Data shown —
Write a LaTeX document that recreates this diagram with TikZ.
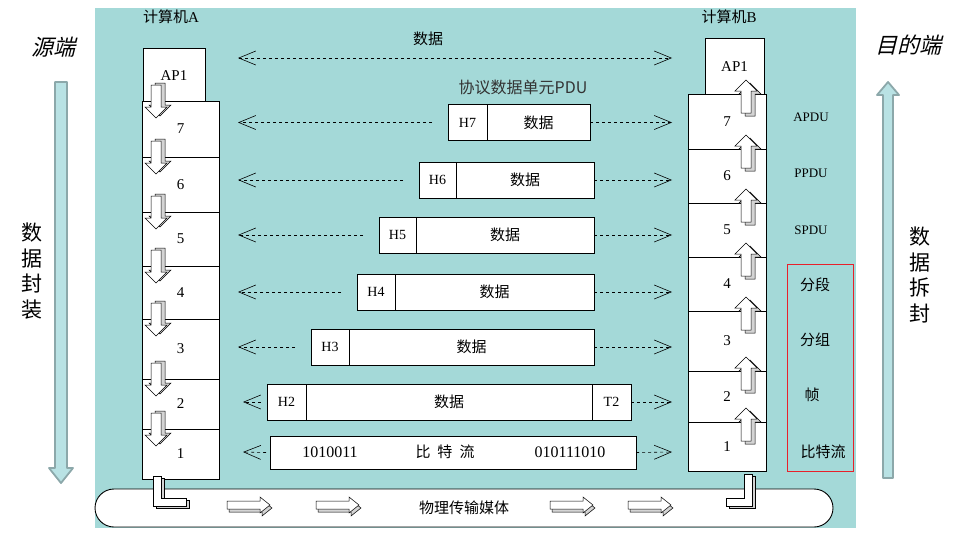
\documentclass[tikz,border=0pt]{standalone}
\usepackage{fontspec}
\setmainfont{Liberation Serif}
\newfontfamily\cjk{Noto Sans CJK SC}
\newfontfamily\cjkit[FakeSlant=0.25]{Noto Sans CJK SC}
\definecolor{mTeal}{HTML}{A4D9D8}
\definecolor{mAqua}{HTML}{B9E2E4}
\definecolor{mSlate}{HTML}{8CA8AA}
\definecolor{mShade}{HTML}{D4D4D4}
\definecolor{mRed}{HTML}{E8202A}
\usetikzlibrary{arrows.meta, positioning}

\begin{document}
\begin{tikzpicture}[x=1pt, y=-1pt,
  >={Straight Barb[length=17pt, width=14pt]},
  lay/.style={draw, fill=white, line width=0.8pt, minimum width=77pt,
              inner sep=0pt, outer sep=0pt, font=\fontsize{15}{17}\selectfont},
  pdu/.style={draw, fill=white, line width=0.8pt, minimum height=36pt, anchor=west,
              inner sep=0pt, outer sep=0pt, font=\fontsize{14}{16}\selectfont},
  cn/.style={font=\fontsize{15}{17}\cjk},
  pl/.style={font=\fontsize{13}{15}\selectfont},
  dl/.style={dash pattern=on 3pt off 3pt, line width=0.6pt},
  big/.style={fill=mAqua, draw=mSlate, line width=1.8pt, line join=round},
  darr/.pic={\foreach \dx/\dy/\c in {4/-2/mShade, 0/0/white}
    \filldraw[fill=\c, line width=0.5pt, shift={(\dx,\dy)}] (-5,0) -- (5,0) -- (5,22)
      -- (11,22) -- (0,33) -- (-11,22) -- (-5,22) -- cycle;},
  uarr/.pic={\foreach \dx/\dy/\c in {4/3/mShade, 0/0/white}
    \filldraw[fill=\c, line width=0.5pt, shift={(\dx,\dy)}] (-5,0) -- (5,0) -- (5,-22)
      -- (11,-22) -- (0,-33) -- (-11,-22) -- (-5,-22) -- cycle;},
  rarr/.pic={\foreach \dx/\dy/\c in {2/3/mShade, 0/0/white}
    \filldraw[fill=\c, line width=0.5pt, shift={(\dx,\dy)}] (0,-4) -- (33,-4) -- (33,-8)
      -- (43,0) -- (33,8) -- (33,4) -- (0,4) -- cycle;},
  lleft/.pic={\foreach \dx/\dy/\c in {3/2/mShade, 0/0/white}
    \filldraw[fill=\c, line width=0.5pt, shift={(\dx,\dy)}] (0,0) -- (8,0) -- (8,22)
      -- (33,22) -- (33,30) -- (0,30) -- cycle;},
  lright/.pic={\foreach \dx/\dy/\c in {3/2/mShade, 0/0/white}
    \filldraw[fill=\c, line width=0.5pt, shift={(\dx,\dy)}] (0,0) -- (-8,0) -- (-8,24)
      -- (-26,24) -- (-26,32) -- (0,32) -- cycle;}]
  \useasboundingbox (0,0) rectangle (960,538);
  \fill[mTeal] (95,8) rectangle (856,528);

  \node[font=\fontsize{22}{26}\cjkit] (src) at (53,47) {源端};
  \node[font=\fontsize{22}{26}\cjkit] (dst) at (908,45) {目的端};
  \filldraw[big] (55,82) -- (67,82) -- (67,468) -- (73,468) -- (61,483) -- (49,468)
    -- (55,468) -- cycle;
  \filldraw[big] (883,478) -- (893,478) -- (893,95) -- (899,95) -- (888,82) -- (877,95)
    -- (883,95) -- cycle;
  \node[font=\fontsize{21}{25.5}\cjk, align=center] (encap) at (32,271) {数\\据\\封\\装};
  \node[font=\fontsize{21}{25.5}\cjk, align=center] (decap) at (920,275) {数\\据\\拆\\封};

  \node[font=\fontsize{15}{17}\selectfont] (pca) at (171,17) {{\cjk 计算机}A};
  \node[font=\fontsize{15}{17}\selectfont] (pcb) at (729,17) {{\cjk 计算机}B};
  \node[lay, minimum width=62pt, minimum height=55pt] (apa) at (174,75.5) {AP1};
  \node[lay, minimum width=59pt, minimum height=57pt] (apb) at (734.5,66.5) {AP1};
  \foreach \i/\t/\b in {7/101/157, 6/157/212, 5/212/266, 4/266/319, 3/319/379,
                        2/379/429, 1/429/479}
    \node[lay, minimum height={(\b-\t)*1pt}] (a\i) at (180.5,{(\t+\b)/2}) {\i};
  \foreach \i/\t/\b in {7/94/149, 6/149/203, 5/203/257, 4/257/311, 3/311/371,
                        2/371/422, 1/422/471}
    \node[lay, minimum width=78pt, minimum height={(\b-\t)*1pt}] (b\i) at (727,{(\t+\b)/2}) {\i};
  \foreach \y in {101,157,212,266,319,379,429}
    \pic at (156,{\y-16}) {darr};
  \foreach \y in {94,149,203,257,311,371,422}
    \pic at (746,{\y+19}) {uarr};

  \node[cn] (data) at (428,39) {数据};
  \coordinate (tl) at (238,58);
  \coordinate (tr) at (672,58);
  \draw[dl, <->] (tl) -- (tr);
  \node[font=\fontsize{16}{18}\cjk, text=black!80] (pdu) at (523,87) {协议数据单元PDU};

  \foreach \i/\y/\x/\hw/\dw in {7/122.5/448/39/103, 6/180/419/37/138, 5/235/379/37/178,
                                4/292/357/38/199, 3/347/311/38/245}{
    \node[pdu, minimum width=\hw*1pt] (h\i) at (\x,\y) {H\i};
    \node[pdu, cn, minimum width=\dw*1pt] (d\i) at (h\i.east) {数据};
    \coordinate (l\i) at (238,\y);
    \coordinate (r\i) at (672,\y);
    \draw[dl, ->] ([xshift=-16pt]h\i.west) -- (l\i);
    \draw[dl, ->] (d\i.east) -- (r\i);
  }
  \node[pdu, minimum width=39pt] (h2) at (267,402) {H2};
  \node[pdu, cn, minimum width=286pt] (d2) at (h2.east) {数据};
  \node[pdu, minimum width=39pt] (t2) at (d2.east) {T2};
  \coordinate (l2) at (243,402);
  \coordinate (r2) at (672,402);
  \draw[dl, ->] ([xshift=-6pt]h2.west) -- (l2);
  \draw[dl, ->] (t2.east) -- (r2);

  \node[pdu, minimum width=366pt, minimum height=33pt] (bits) at (270,452.5) {};
  \node[font=\fontsize{16}{18}\selectfont] (b1) at (330,452) {1010011};
  \node[cn] (b2) at (445,452) {比\hspace{7pt}特\hspace{7pt}流};
  \node[font=\fontsize{16}{18}\selectfont] (b3) at (570,452) {010111010};
  \coordinate (l1) at (243,452);
  \coordinate (r1) at (672,452);
  \draw[dl, ->] ([xshift=-4pt]bits.west) -- (l1);
  \draw[dl, ->] (bits.east) -- (r1);

  \node[pl] (apdu) at (811,117) {APDU};
  \node[pl] (ppdu) at (811,173) {PPDU};
  \node[pl] (spdu) at (811,230) {SPDU};
  \draw[mRed, line width=0.8pt] (787,264) rectangle (853,471);
  \node[cn] (seg) at (815,285) {分段};
  \node[cn] (pkt) at (815,340) {分组};
  \node[cn] (frm) at (812,395) {帧};
  \node[cn] (bit) at (823,452) {比特流};

  \node[draw, fill=white, line width=0.9pt, rounded corners=19pt, minimum width=738pt,
        minimum height=38pt, cn] (med) at (464,508) {物理传输媒体};
  \pic at (153,476) {lleft};
  \pic at (752,474) {lright};
  \foreach \x in {227,316,550,628}
    \pic at (\x,505) {rarr};
\end{tikzpicture}
\end{document}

What is needed —
Repeat the data exactly, excluding the pictures.

Output for this task —
Write a LaTeX document that recreates this diagram with TikZ.
\documentclass[tikz,border=0pt]{standalone}
\usepackage{fontspec}
\setmainfont{Liberation Serif}
\newfontfamily\cjk{Noto Sans CJK SC}
\newfontfamily\cjkit[FakeSlant=0.25]{Noto Sans CJK SC}
\definecolor{mTeal}{HTML}{A4D9D8}
\definecolor{mAqua}{HTML}{B9E2E4}
\definecolor{mSlate}{HTML}{8CA8AA}
\definecolor{mShade}{HTML}{D4D4D4}
\definecolor{mRed}{HTML}{E8202A}
\usetikzlibrary{arrows.meta, positioning}

\begin{document}
\begin{tikzpicture}[x=1pt, y=-1pt,
  >={Straight Barb[length=17pt, width=14pt]},
  lay/.style={draw, fill=white, line width=0.8pt, minimum width=77pt,
              inner sep=0pt, outer sep=0pt, font=\fontsize{15}{17}\selectfont},
  pdu/.style={draw, fill=white, line width=0.8pt, minimum height=36pt, anchor=west,
              inner sep=0pt, outer sep=0pt, font=\fontsize{14}{16}\selectfont},
  cn/.style={font=\fontsize{15}{17}\cjk},
  pl/.style={font=\fontsize{13}{15}\selectfont},
  dl/.style={dash pattern=on 3pt off 3pt, line width=0.6pt},
  big/.style={fill=mAqua, draw=mSlate, line width=1.8pt, line join=round},
  darr/.pic={\foreach \dx/\dy/\c in {4/-2/mShade, 0/0/white}
    \filldraw[fill=\c, line width=0.5pt, shift={(\dx,\dy)}] (-5,0) -- (5,0) -- (5,22)
      -- (11,22) -- (0,33) -- (-11,22) -- (-5,22) -- cycle;},
  uarr/.pic={\foreach \dx/\dy/\c in {4/3/mShade, 0/0/white}
    \filldraw[fill=\c, line width=0.5pt, shift={(\dx,\dy)}] (-5,0) -- (5,0) -- (5,-22)
      -- (11,-22) -- (0,-33) -- (-11,-22) -- (-5,-22) -- cycle;},
  rarr/.pic={\foreach \dx/\dy/\c in {2/3/mShade, 0/0/white}
    \filldraw[fill=\c, line width=0.5pt, shift={(\dx,\dy)}] (0,-4) -- (33,-4) -- (33,-8)
      -- (43,0) -- (33,8) -- (33,4) -- (0,4) -- cycle;},
  lleft/.pic={\foreach \dx/\dy/\c in {3/2/mShade, 0/0/white}
    \filldraw[fill=\c, line width=0.5pt, shift={(\dx,\dy)}] (0,0) -- (8,0) -- (8,22)
      -- (33,22) -- (33,30) -- (0,30) -- cycle;},
  lright/.pic={\foreach \dx/\dy/\c in {3/2/mShade, 0/0/white}
    \filldraw[fill=\c, line width=0.5pt, shift={(\dx,\dy)}] (0,0) -- (-8,0) -- (-8,24)
      -- (-26,24) -- (-26,32) -- (0,32) -- cycle;}]
  \useasboundingbox (0,0) rectangle (960,538);
  \fill[mTeal] (95,8) rectangle (856,528);

  \node[font=\fontsize{22}{26}\cjkit] (src) at (53,47) {源端};
  \node[font=\fontsize{22}{26}\cjkit] (dst) at (908,45) {目的端};
  \filldraw[big] (55,82) -- (67,82) -- (67,468) -- (73,468) -- (61,483) -- (49,468)
    -- (55,468) -- cycle;
  \filldraw[big] (883,478) -- (893,478) -- (893,95) -- (899,95) -- (888,82) -- (877,95)
    -- (883,95) -- cycle;
  \node[font=\fontsize{21}{25.5}\cjk, align=center] (encap) at (32,271) {数\\据\\封\\装};
  \node[font=\fontsize{21}{25.5}\cjk, align=center] (decap) at (920,275) {数\\据\\拆\\封};

  \node[font=\fontsize{15}{17}\selectfont] (pca) at (171,17) {{\cjk 计算机}A};
  \node[font=\fontsize{15}{17}\selectfont] (pcb) at (729,17) {{\cjk 计算机}B};
  \node[lay, minimum width=62pt, minimum height=55pt] (apa) at (174,75.5) {AP1};
  \node[lay, minimum width=59pt, minimum height=57pt] (apb) at (734.5,66.5) {AP1};
  \foreach \i/\t/\b in {7/101/157, 6/157/212, 5/212/266, 4/266/319, 3/319/379,
                        2/379/429, 1/429/479}
    \node[lay, minimum height={(\b-\t)*1pt}] (a\i) at (180.5,{(\t+\b)/2}) {\i};
  \foreach \i/\t/\b in {7/94/149, 6/149/203, 5/203/257, 4/257/311, 3/311/371,
                        2/371/422, 1/422/471}
    \node[lay, minimum width=78pt, minimum height={(\b-\t)*1pt}] (b\i) at (727,{(\t+\b)/2}) {\i};
  \foreach \y in {101,157,212,266,319,379,429}
    \pic at (156,{\y-16}) {darr};
  \foreach \y in {94,149,203,257,311,371,422}
    \pic at (746,{\y+19}) {uarr};

  \node[cn] (data) at (428,39) {数据};
  \coordinate (tl) at (238,58);
  \coordinate (tr) at (672,58);
  \draw[dl, <->] (tl) -- (tr);
  \node[font=\fontsize{16}{18}\cjk, text=black!80] (pdu) at (523,87) {协议数据单元PDU};

  \foreach \i/\y/\x/\hw/\dw in {7/122.5/448/39/103, 6/180/419/37/138, 5/235/379/37/178,
                                4/292/357/38/199, 3/347/311/38/245}{
    \node[pdu, minimum width=\hw*1pt] (h\i) at (\x,\y) {H\i};
    \node[pdu, cn, minimum width=\dw*1pt] (d\i) at (h\i.east) {数据};
    \coordinate (l\i) at (238,\y);
    \coordinate (r\i) at (672,\y);
    \draw[dl, ->] ([xshift=-16pt]h\i.west) -- (l\i);
    \draw[dl, ->] (d\i.east) -- (r\i);
  }
  \node[pdu, minimum width=39pt] (h2) at (267,402) {H2};
  \node[pdu, cn, minimum width=286pt] (d2) at (h2.east) {数据};
  \node[pdu, minimum width=39pt] (t2) at (d2.east) {T2};
  \coordinate (l2) at (243,402);
  \coordinate (r2) at (672,402);
  \draw[dl, ->] ([xshift=-6pt]h2.west) -- (l2);
  \draw[dl, ->] (t2.east) -- (r2);

  \node[pdu, minimum width=366pt, minimum height=33pt] (bits) at (270,452.5) {};
  \node[font=\fontsize{16}{18}\selectfont] (b1) at (330,452) {1010011};
  \node[cn] (b2) at (445,452) {比\hspace{7pt}特\hspace{7pt}流};
  \node[font=\fontsize{16}{18}\selectfont] (b3) at (570,452) {010111010};
  \coordinate (l1) at (243,452);
  \coordinate (r1) at (672,452);
  \draw[dl, ->] ([xshift=-4pt]bits.west) -- (l1);
  \draw[dl, ->] (bits.east) -- (r1);

  \node[pl] (apdu) at (811,117) {APDU};
  \node[pl] (ppdu) at (811,173) {PPDU};
  \node[pl] (spdu) at (811,230) {SPDU};
  \draw[mRed, line width=0.8pt] (787,264) rectangle (853,471);
  \node[cn] (seg) at (815,285) {分段};
  \node[cn] (pkt) at (815,340) {分组};
  \node[cn] (frm) at (812,395) {帧};
  \node[cn] (bit) at (823,452) {比特流};

  \node[draw, fill=white, line width=0.9pt, rounded corners=19pt, minimum width=738pt,
        minimum height=38pt, cn] (med) at (464,508) {物理传输媒体};
  \pic at (153,476) {lleft};
  \pic at (752,474) {lright};
  \foreach \x in {227,316,550,628}
    \pic at (\x,505) {rarr};
\end{tikzpicture}
\end{document}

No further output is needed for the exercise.